1 valoración en The wednesday wars (libro en inglés)

  1. Lucy

    Holling Hoodhood’s got a problem. It’s 1967, and he’s just started seventh grade at Camillo Junior High, and his teacher, Mrs. Baker, hates his guts. Every Wednesday afternoon, half of the kids in Holling’s class go to Hebrew school and the other half go to St. Adelbert’s for catechism. And Holling, as the only Presbyterian in the class, stays behind with Mrs. Baker.

    And Mrs. Baker makes him read Shakespeare. Outside of class.

    What follows is a year in Holling’s life, a year of Wednesdays with Mrs. Baker and life in general. It’s 1967, and his sister wants to be a flower child, and his father owns the architecture firm Hoodhood and Associates and sees Holling as The Son Who Will Inherit Hoodhood and Associates. There are rats, and cream puffs, and Doug Swieteck’s brother. There are telegrams and baseballs and tights (with feathers!) and atomic bomb drills.

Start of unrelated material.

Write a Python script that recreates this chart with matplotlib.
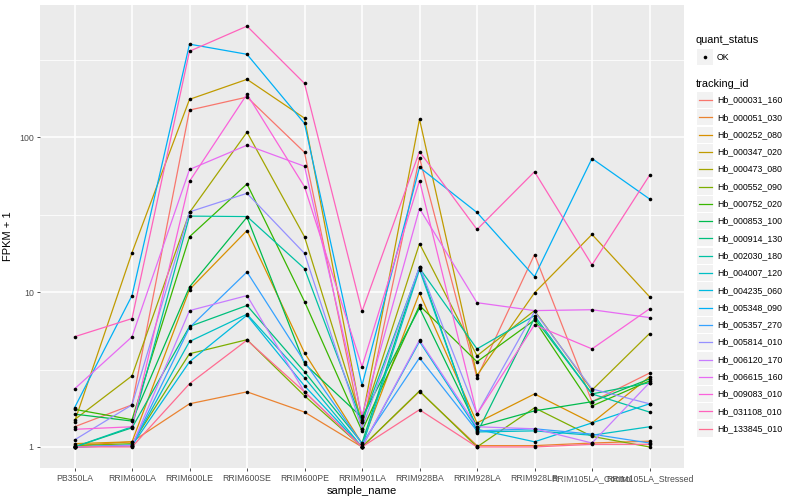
import matplotlib
matplotlib.use('Agg')
import matplotlib.pyplot as plt
from matplotlib.patches import Rectangle
from matplotlib.lines import Line2D

plt.rcParams['font.family'] = ['Liberation Sans', 'DejaVu Sans']

samples = ['PB350LA', 'RRIM600LA', 'RRIM600LE', 'RRIM600SE', 'RRIM600PE', 'RRIM901LA',
           'RRIM928BA', 'RRIM928LA', 'RRIM928LB', 'RRIM105LA_Control', 'RRIM105LA_Stressed']

tracking_ids = ['Hb_000031_160', 'Hb_000051_030', 'Hb_000252_080', 'Hb_000347_020',
                'Hb_000473_080', 'Hb_000552_090', 'Hb_000752_020', 'Hb_000853_100',
                'Hb_000914_130', 'Hb_002030_180', 'Hb_004007_120', 'Hb_004235_060',
                'Hb_005348_090', 'Hb_005357_270', 'Hb_005814_010', 'Hb_006120_170',
                'Hb_006615_160', 'Hb_009083_010', 'Hb_031108_010', 'Hb_133845_010']

# FPKM + 1 por gene, na ordem de samples
hb_000031_160 = [1.35, 1.87, 150, 182, 80, 1.3, 74, 2.8, 17.5, 1.96, 3.0]
hb_000051_030 = [1.02, 1.08, 1.9, 2.27, 1.68, 1.0, 2.28, 1.02, 1.02, 1.06, 1.09]
hb_000252_080 = [1.05, 1.08, 10.4, 25, 4.06, 1.05, 9.9, 1.43, 2.2, 1.43, 2.84]
hb_000347_020 = [1.45, 18, 176, 237, 133, 1.5, 131, 2.9, 9.9, 23.6, 9.35]
hb_000473_080 = [1.5, 2.88, 32.7, 108, 22.8, 1.45, 20.6, 3.88, 7.6, 2.33, 5.4]
hb_000552_090 = [1.02, 1.05, 4.0, 4.93, 2.14, 1.0, 2.3, 1.0, 1.79, 1.17, 1.0]
hb_000752_020 = [1.75, 1.5, 22.8, 50, 8.7, 1.27, 8.2, 3.55, 6.6, 1.84, 2.67]
hb_000853_100 = [1.63, 1.47, 10.8, 30.5, 3.45, 1.55, 7.9, 1.35, 1.71, 1.96, 2.75]
hb_000914_130 = [1.0, 1.33, 6.0, 8.2, 3.06, 1.06, 14.6, 1.23, 6.8, 2.2, 2.6]
hb_002030_180 = [1.0, 1.35, 31, 30.8, 14.2, 1.45, 14.3, 4.3, 7.05, 2.2, 1.68]
hb_004007_120 = [1.0, 1.03, 4.8, 7.2, 2.8, 1.0, 14.0, 1.25, 1.27, 1.19, 1.35]
hb_004235_060 = [1.0, 1.02, 3.55, 7.1, 2.48, 1.0, 4.8, 1.3, 1.08, 1.43, 1.9]
hb_005348_090 = [1.79, 9.5, 400, 344, 123, 2.5, 64, 32.7, 12.6, 73, 40]
hb_005357_270 = [1.0, 1.02, 5.9, 13.5, 3.55, 1.05, 3.76, 1.27, 1.31, 1.21, 1.06]
hb_005814_010 = [1.11, 1.87, 33, 43.5, 17.8, 1.31, 14.6, 1.63, 7.5, 2.37, 1.9]
hb_006120_170 = [1.0, 1.02, 7.6, 9.5, 2.27, 1.0, 4.9, 1.35, 1.31, 1.06, 2.6]
hb_006615_160 = [2.37, 5.15, 62, 89, 65, 1.59, 34.7, 8.55, 7.6, 7.7, 6.85]
hb_009083_010 = [1.3, 1.35, 52, 190, 48, 3.3, 52.6, 1.63, 6.15, 4.3, 7.8]
hb_031108_010 = [5.15, 6.75, 360, 523, 223, 7.5, 81, 25.4, 60, 15, 56.8]
hb_133845_010 = [1.0, 1.0, 2.56, 4.9, 2.27, 1.0, 1.74, 1.0, 1.0, 1.04, 1.04]

series = [hb_000031_160, hb_000051_030, hb_000252_080, hb_000347_020, hb_000473_080,
          hb_000552_090, hb_000752_020, hb_000853_100, hb_000914_130, hb_002030_180,
          hb_004007_120, hb_004235_060, hb_005348_090, hb_005357_270, hb_005814_010,
          hb_006120_170, hb_006615_160, hb_009083_010, hb_031108_010, hb_133845_010]

# paleta hue do ggplot para 20 níveis
colors = ['#F8766D', '#EA8331', '#D89000', '#C09B00', '#A3A500', '#7CAE00', '#39B600',
          '#00BB4E', '#00BF7D', '#00C1A3', '#00BFC4', '#00BAE0', '#00B0F6', '#35A2FF',
          '#9590FF', '#C77CFF', '#E76BF3', '#FA62DB', '#FF62BC', '#FF6C91']

W, H = 800, 500
fig = plt.figure(figsize=(8, 5), dpi=100)
ax = fig.add_axes([40 / W, 1 - 468 / H, 644 / W, 463 / H])
ax.set_facecolor('#EBEBEB')

x = list(range(len(samples)))
for vals, c in zip(series, colors):
    ax.plot(x, vals, color=c, lw=0.9, zorder=3)
for vals in series:
    ax.plot(x, vals, 'o', color='black', ms=2.6, zorder=4, markeredgewidth=0)

ax.set_yscale('log')
ax.set_ylim(10 ** -0.136, 10 ** 2.855)
ax.set_xlim(-0.6, 10.6)
ax.set_yticks([1, 10, 100])
ax.set_yticklabels(['1', '10', '100'])
ax.set_yticks([10 ** 0.5, 10 ** 1.5, 10 ** 2.5], minor=True)
ax.yaxis.set_minor_formatter(plt.NullFormatter())
ax.set_xticks(x)
ax.set_xticklabels(samples)
ax.grid(True, which='major', color='white', lw=1.1, zorder=1)
ax.grid(True, which='minor', axis='y', color='white', lw=0.55, zorder=1)
ax.tick_params(which='major', length=2.5, width=0.6, color='#333333',
               labelsize=6.3, labelcolor='#4D4D4D', pad=2)
ax.tick_params(which='minor', length=0)
for s in ax.spines.values():
    s.set_visible(False)
ax.set_axisbelow(True)
ax.set_xlabel('sample_name', fontsize=8, labelpad=2)
ax.set_ylabel('FPKM + 1', fontsize=8, labelpad=4)

# legenda manual no estilo ggplot
def px(xp, yp):
    return xp / W, 1 - yp / H

fig.text(*px(696, 40), 'quant_status', fontsize=7.9, va='center', ha='left')
fig.add_artist(Rectangle(px(697, 65), 16 / W, 16 / H, transform=fig.transFigure,
                         facecolor='#F2F2F2', edgecolor='none'))
fig.add_artist(Line2D([705 / W], [1 - 57 / H], transform=fig.transFigure,
                      marker='o', color='black', ms=2.6, markeredgewidth=0))
fig.text(*px(717, 57), 'OK', fontsize=6.3, va='center', ha='left')

fig.text(*px(696, 84), 'tracking_id', fontsize=7.9, va='center', ha='left')
for i, (name, c) in enumerate(zip(tracking_ids, colors)):
    yc = 100 + i * 17.3
    fig.add_artist(Rectangle(px(697, yc + 8), 16 / W, 16 / H, transform=fig.transFigure,
                             facecolor='#F2F2F2', edgecolor='none'))
    fig.add_artist(Line2D([698.5 / W, 711.5 / W], [1 - yc / H, 1 - yc / H],
                          transform=fig.transFigure, color=c, lw=0.9))
    fig.text(*px(717, yc), name, fontsize=6.3, va='center', ha='left')

fig.savefig('out.png', dpi=100)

    This is a quiet book that gets you in all the right places. If I had to sum it up in a phrase, I’d say it was about how people surprise you—sometimes in bad ways, and more often in very good ways. It’s about heroes—the ones you create for yourself, and the ones that you discover. It’s about finding your way when the world is confusing. It’s about being in seventh grade, and learning that it’s not who you are that matters, but who you decide to be.

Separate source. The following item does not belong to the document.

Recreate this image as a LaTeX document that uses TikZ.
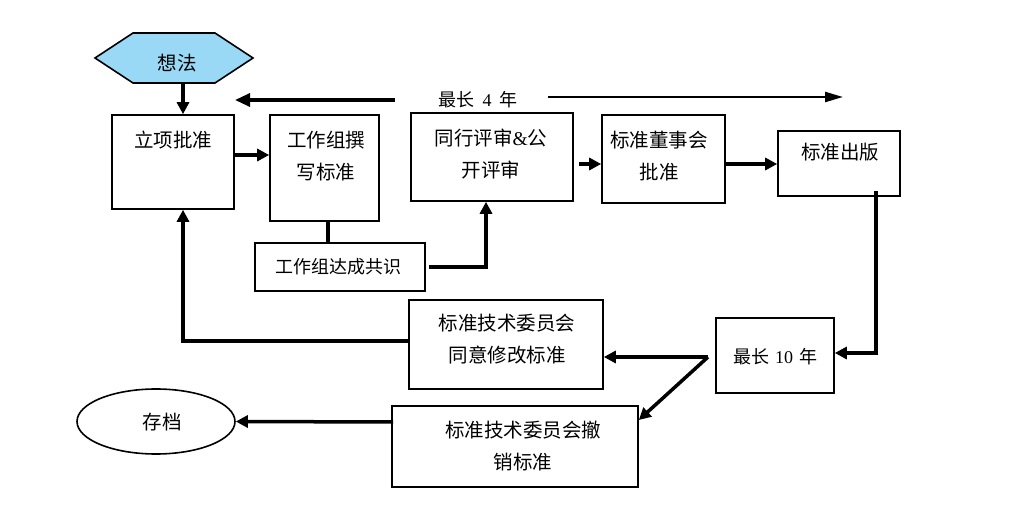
\documentclass[tikz,border=0pt]{standalone}
\usepackage{fontspec}
\setmainfont{Noto Sans CJK SC}
\newfontfamily\lat{Liberation Serif}
\usetikzlibrary{arrows.meta,shapes.geometric}
\definecolor{hexblue}{RGB}{153,217,245}
\begin{document}
\begin{tikzpicture}[x=1pt,y=-1pt,
  box/.style={draw, line width=1.6pt, inner sep=0pt},
  txt/.style={font=\fontsize{19.5}{32}\selectfont, align=center, inner sep=0pt},
  stxt/.style={font=\fontsize{18}{24}\selectfont, align=center, inner sep=0pt},
  tip/.style={-{Triangle[length=12pt,width=12pt]}},
  conn/.style={line width=3.5pt, tip},
  plain/.style={line width=3.5pt}]
\useasboundingbox (0,0) rectangle (1024,510);
% hexagon
\filldraw[fill=hexblue, line width=1.6pt, line join=miter]
  (95,58) -- (133,33) -- (215,33) -- (253,58) -- (215,83) -- (133,83) -- cycle;
\node[minimum width=158pt, minimum height=50pt, inner sep=0pt] (idea) at (174,58) {};
\node[txt] (ideat) at (177,63) {想法};
% boxes
\node[box, minimum width=122pt, minimum height=94pt] (lx) at (173,162) {};
\node[txt] (lxt) at (173,140) {立项批准};
\node[box, minimum width=109pt, minimum height=106pt] (gz) at (324.5,168) {};
\node[txt] (gzt) at (326,156) {工作组撰\\写标准};
\node[box, minimum width=170pt, minimum height=48pt] (gs) at (340,267) {};
\node[stxt] (gst) at (338,267) {工作组达成共识};
\node[box, minimum width=162pt, minimum height=88pt] (tp) at (492,157) {};
\node[txt] (tpt) at (491,154) {同行评审{\lat\&}公\\开评审};
\node[box, minimum width=123pt, minimum height=88pt] (dsh) at (663.5,159) {};
\node[txt] (dsht) at (659,156) {标准董事会\\批准};
\node[box, minimum width=122pt, minimum height=65pt] (cb) at (839,163.5) {};
\node[txt] (cbt) at (840,152) {标准出版};
\node[box, minimum width=118pt, minimum height=75pt] (zc) at (775,355.5) {};
\node[stxt] (zct) at (775,357) {最长\hspace{6pt}{\lat 10}\hspace{6pt}年};
\node[box, minimum width=194pt, minimum height=89pt] (ty) at (506,344.5) {};
\node[txt] (tyt) at (507,339) {标准技术委员会\\同意修改标准};
\node[box, minimum width=246pt, minimum height=81pt] (cx) at (515,446.5) {};
\node[txt] (cxt) at (523,446) {标准技术委员会撤\\销标准};
\node[draw, ellipse, line width=1.6pt, minimum width=158pt, minimum height=65pt, inner sep=0pt] (arc) at (156,421.5) {};
\node[txt] (arct) at (162,422) {存档};
% top span
\node[stxt] (span) at (478,100) {最长\hspace{8pt}{\lat 4}\hspace{8pt}年};
\coordinate (t1) at (395,100);
\coordinate (t2) at (235,100);
\coordinate (t3) at (548,97);
\coordinate (t4) at (843,97);
\draw[line width=3.2pt, -{Triangle[length=15pt,width=13pt]}] (t1) -- (t2);
\draw[line width=2.4pt, -{Triangle[length=18pt,width=10pt]}] (t3) -- (t4);
% connectors
\draw[conn] (idea.south -| 183,0) -- (lx.north -| 183,0);
\draw[conn] (lx.east |- 0,155) -- (gz.west |- 0,155);
\draw[plain] (gz.south -| 328,0) -- (gs.north -| 328,0);
\draw[conn] ([xshift=3pt]gs.east) -| (tp.south -| 486,0);
\draw[conn] ([xshift=5pt]tp.east |- 0,164) -- (dsh.west |- 0,164);
\draw[conn] (dsh.east |- 0,164) -- (cb.west |- 0,164);
\draw[conn] ([yshift=6pt]cb.south -| 876,0) |- (zc.east |- 0,353);
\coordinate (jn) at (708,357);
\draw[conn] (jn) -- (ty.east |- jn);
\draw[conn] (jn) -- (cx.east |- 0,420);
\draw[conn] (ty.west |- 0,341) -| (lx.south -| 183,0);
\draw[conn] ([xshift=2pt]cx.west |- 0,422) -- (arc.east);
\end{tikzpicture}
\end{document}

    This book made me laugh out loud on the subway, those big belly laughs that make strangers think you’re crazy. It also made me cry, no less that four times. This is not a book with great tragedy, but it is a book with great power. It’s a book that made me feel.

    I read it slowly, reading and rereading each line and word, savoring the chapters. But I didn’t horde it, didn’t put it down and save it for later, because I could. not. stop. reading.

    I just couldn’t. It wasn’t so much that I needed to know what happened—it was more that I desperately wanted to hear Holling’s voice in my head some more. I wanted more afternoons with Mrs. Baker.

    This is the kind of book that you read and reread, and then read bits aloud to the people you care about, because you want to share it with them. It’s the kind of book that makes you feel like you really, really know the characters, like what happens to them is important to you.

    It’s the kind of book that makes you want to read Shakespeare, and more importantly, to curse like Caliban.

    It’s really one of the best reading experiences I’ve had in a long time. I urge you to read it. I want to talk about the Mickey Mantle episode with you. I want to hear what you think about cream puffs. And I want you to know what I mean when I say, “toads, beetles, bats.” Or “chrysanthemum.”

    Mostly, I want you to meet Holling Hoodhood and Mrs. Baker, two of my new favorite literary creations. I want them to be part of your life the way they’ve been part of mine since I started this book. I really think you’ll like them a lot.